**Information shown**

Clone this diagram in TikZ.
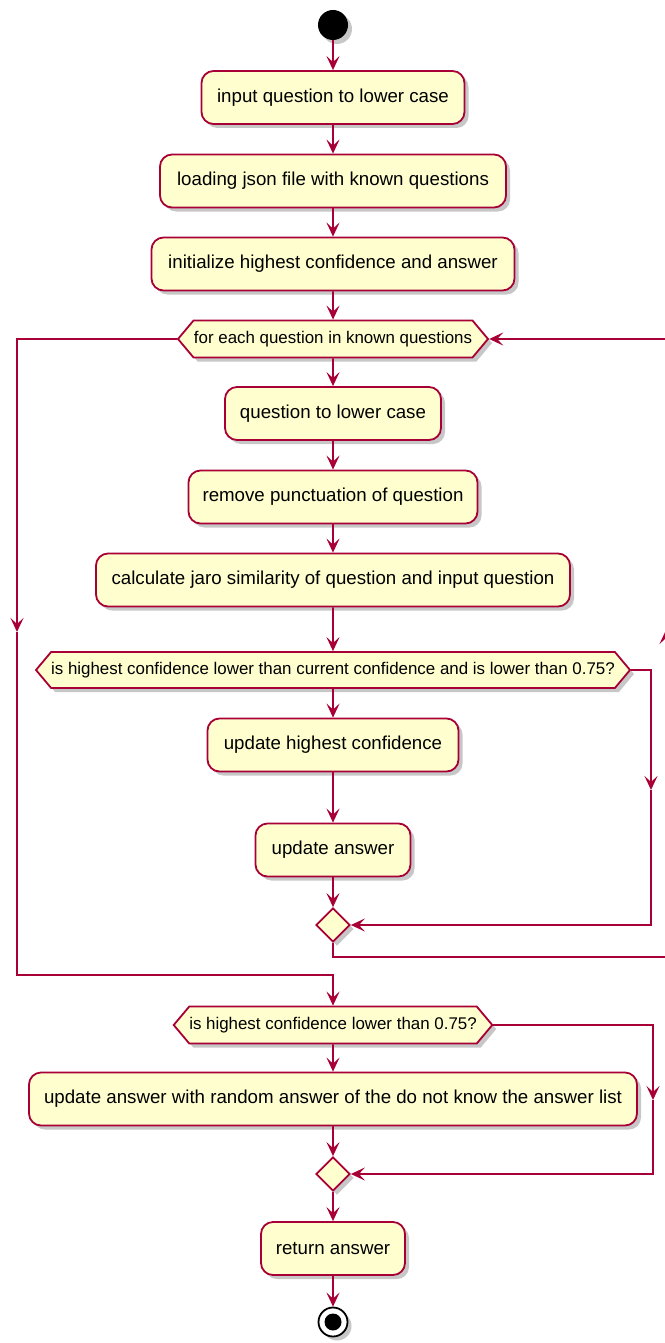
\documentclass[tikz,border=0pt]{standalone}
\usepackage{fontspec}
\setmainfont{Liberation Sans}
\usetikzlibrary{shapes.geometric,shapes.symbols,shadows,arrows.meta}
\definecolor{bord}{HTML}{A80036}
\definecolor{fillc}{HTML}{FEFECE}
\newcommand{\boxfont}{\fontsize{18.7}{22}\selectfont}
\newcommand{\hexfont}{\fontsize{16.9}{20}\selectfont}
\tikzset{
  shd/.style={drop shadow={shadow xshift=4pt,shadow yshift=-4pt,fill=black,opacity=0.22}},
  act/.style={draw=bord,fill=fillc,line width=1.8pt,rounded corners=12pt,minimum height=53pt,inner sep=0pt,font=\boxfont,shd},
  hexa/.style={signal,signal to=west and east,signal pointer angle=100,draw=bord,fill=fillc,line width=1.8pt,minimum height=37pt,inner sep=0pt,font=\hexfont,shd},
  merge/.style={diamond,draw=bord,fill=fillc,line width=1.8pt,minimum width=34pt,minimum height=34pt,inner sep=0pt,shd},
  flow/.style={draw=bord,line width=1.8pt,-{Stealth[length=14pt,width=13pt,inset=6pt]}},
}
\begin{document}
\begin{tikzpicture}[x=1pt,y=-1pt]
\useasboundingbox (0,0) rectangle (664,1343);
\node[circle,fill=black,minimum size=30pt,inner sep=0pt,shd] (start) at (333,25) {};
\node[act,minimum width=263pt] (b1) at (333,97.5) {input question to lower case};
\node[act,minimum width=346pt] (b2) at (333,181) {loading json file with known questions};
\node[act,minimum width=363pt] (b3) at (333,264) {initialize highest confidence and answer};
\node[hexa,minimum width=310pt] (fe) at (333,339) {for each question in known questions};
\node[act,minimum width=216pt] (b4) at (333,413.5) {question to lower case};
\node[act,minimum width=289pt] (b5) at (333,497) {remove punctuation of question};
\node[act,minimum width=474pt] (b6) at (333,580) {calculate jaro similarity of question and input question};
\node[hexa,minimum width=594pt,minimum height=36pt] (h2) at (333,670) {is highest confidence lower than current confidence and is lower than 0.75?};
\node[act,minimum width=251pt] (b7) at (333,745) {update highest confidence};
\node[act,minimum width=155pt] (b8) at (333,850) {update answer};
\node[merge] (d1) at (333,925) {};
\node[hexa,minimum width=315pt] (h3) at (333,1025) {is highest confidence lower than 0.75?};
\node[act,minimum width=608pt] (b9) at (333,1099) {update answer with random answer of the do not know the answer list};
\node[merge] (d2) at (333,1174) {};
\node[act,minimum width=144pt] (b10) at (333,1248.5) {return answer};
\node[circle,draw=black,line width=1.8pt,fill=white,minimum size=29pt,inner sep=0pt,shd] (stop) at (333,1322) {};
\node[circle,fill=black,minimum size=17pt,inner sep=0pt] (stopin) at (333,1322) {};
% coordinates
\coordinate (lt) at (17,339);
\coordinate (lm) at (17,632);
\coordinate (lb) at (17,975);
\coordinate (cb) at (333,975);
\coordinate (r2a) at (651,670);
\coordinate (r2m) at (651,790);
\coordinate (r2b) at (651,925);
\coordinate (lp1) at (333,957);
\coordinate (lp2) at (666,957);
\coordinate (lpm) at (666,630);
\coordinate (lp3) at (666,339);
\coordinate (r3a) at (653,1025);
\coordinate (r3m) at (653,1100);
\coordinate (r3b) at (653,1174);
% connectors
\draw[flow] (start) -- (b1);
\draw[flow] (b1) -- (b2);
\draw[flow] (b2) -- (b3);
\draw[flow] (b3) -- (fe);
\draw[flow] (fe) -- (b4);
\draw[flow] (b4) -- (b5);
\draw[flow] (b5) -- (b6);
\draw[flow] (b6) -- (h2);
\draw[flow] (h2) -- (b7);
\draw[flow] (b7) -- (b8);
\draw[flow] (b8) -- (d1);
\draw[flow] (h2.east) -- (r2a) -- (r2m);
\draw[flow] (r2m) -- (r2b) -- (d1.east);
\draw[flow] (d1.south) -- (lp1) -- (lp2) -- (lpm);
\draw[flow] (lpm) -- (lp3) -- (fe.east);
\draw[flow] (fe.west) -- (lt) -- (lm);
\draw[flow] (lm) -- (lb) -- (cb) -- (h3.north);
\draw[flow] (h3) -- (b9);
\draw[flow] (b9) -- (d2);
\draw[flow] (h3.east) -- (r3a) -- (r3m);
\draw[flow] (r3m) -- (r3b) -- (d2.east);
\draw[flow] (d2) -- (b10);
\draw[flow] (b10) -- (stop);
\end{tikzpicture}
\end{document}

**What you will do**
Restate the whole listing above exactly, except for its images.

**Exercise answer**
Clone this diagram in TikZ.
\documentclass[tikz,border=0pt]{standalone}
\usepackage{fontspec}
\setmainfont{Liberation Sans}
\usetikzlibrary{shapes.geometric,shapes.symbols,shadows,arrows.meta}
\definecolor{bord}{HTML}{A80036}
\definecolor{fillc}{HTML}{FEFECE}
\newcommand{\boxfont}{\fontsize{18.7}{22}\selectfont}
\newcommand{\hexfont}{\fontsize{16.9}{20}\selectfont}
\tikzset{
  shd/.style={drop shadow={shadow xshift=4pt,shadow yshift=-4pt,fill=black,opacity=0.22}},
  act/.style={draw=bord,fill=fillc,line width=1.8pt,rounded corners=12pt,minimum height=53pt,inner sep=0pt,font=\boxfont,shd},
  hexa/.style={signal,signal to=west and east,signal pointer angle=100,draw=bord,fill=fillc,line width=1.8pt,minimum height=37pt,inner sep=0pt,font=\hexfont,shd},
  merge/.style={diamond,draw=bord,fill=fillc,line width=1.8pt,minimum width=34pt,minimum height=34pt,inner sep=0pt,shd},
  flow/.style={draw=bord,line width=1.8pt,-{Stealth[length=14pt,width=13pt,inset=6pt]}},
}
\begin{document}
\begin{tikzpicture}[x=1pt,y=-1pt]
\useasboundingbox (0,0) rectangle (664,1343);
\node[circle,fill=black,minimum size=30pt,inner sep=0pt,shd] (start) at (333,25) {};
\node[act,minimum width=263pt] (b1) at (333,97.5) {input question to lower case};
\node[act,minimum width=346pt] (b2) at (333,181) {loading json file with known questions};
\node[act,minimum width=363pt] (b3) at (333,264) {initialize highest confidence and answer};
\node[hexa,minimum width=310pt] (fe) at (333,339) {for each question in known questions};
\node[act,minimum width=216pt] (b4) at (333,413.5) {question to lower case};
\node[act,minimum width=289pt] (b5) at (333,497) {remove punctuation of question};
\node[act,minimum width=474pt] (b6) at (333,580) {calculate jaro similarity of question and input question};
\node[hexa,minimum width=594pt,minimum height=36pt] (h2) at (333,670) {is highest confidence lower than current confidence and is lower than 0.75?};
\node[act,minimum width=251pt] (b7) at (333,745) {update highest confidence};
\node[act,minimum width=155pt] (b8) at (333,850) {update answer};
\node[merge] (d1) at (333,925) {};
\node[hexa,minimum width=315pt] (h3) at (333,1025) {is highest confidence lower than 0.75?};
\node[act,minimum width=608pt] (b9) at (333,1099) {update answer with random answer of the do not know the answer list};
\node[merge] (d2) at (333,1174) {};
\node[act,minimum width=144pt] (b10) at (333,1248.5) {return answer};
\node[circle,draw=black,line width=1.8pt,fill=white,minimum size=29pt,inner sep=0pt,shd] (stop) at (333,1322) {};
\node[circle,fill=black,minimum size=17pt,inner sep=0pt] (stopin) at (333,1322) {};
% coordinates
\coordinate (lt) at (17,339);
\coordinate (lm) at (17,632);
\coordinate (lb) at (17,975);
\coordinate (cb) at (333,975);
\coordinate (r2a) at (651,670);
\coordinate (r2m) at (651,790);
\coordinate (r2b) at (651,925);
\coordinate (lp1) at (333,957);
\coordinate (lp2) at (666,957);
\coordinate (lpm) at (666,630);
\coordinate (lp3) at (666,339);
\coordinate (r3a) at (653,1025);
\coordinate (r3m) at (653,1100);
\coordinate (r3b) at (653,1174);
% connectors
\draw[flow] (start) -- (b1);
\draw[flow] (b1) -- (b2);
\draw[flow] (b2) -- (b3);
\draw[flow] (b3) -- (fe);
\draw[flow] (fe) -- (b4);
\draw[flow] (b4) -- (b5);
\draw[flow] (b5) -- (b6);
\draw[flow] (b6) -- (h2);
\draw[flow] (h2) -- (b7);
\draw[flow] (b7) -- (b8);
\draw[flow] (b8) -- (d1);
\draw[flow] (h2.east) -- (r2a) -- (r2m);
\draw[flow] (r2m) -- (r2b) -- (d1.east);
\draw[flow] (d1.south) -- (lp1) -- (lp2) -- (lpm);
\draw[flow] (lpm) -- (lp3) -- (fe.east);
\draw[flow] (fe.west) -- (lt) -- (lm);
\draw[flow] (lm) -- (lb) -- (cb) -- (h3.north);
\draw[flow] (h3) -- (b9);
\draw[flow] (b9) -- (d2);
\draw[flow] (h3.east) -- (r3a) -- (r3m);
\draw[flow] (r3m) -- (r3b) -- (d2.east);
\draw[flow] (d2) -- (b10);
\draw[flow] (b10) -- (stop);
\end{tikzpicture}
\end{document}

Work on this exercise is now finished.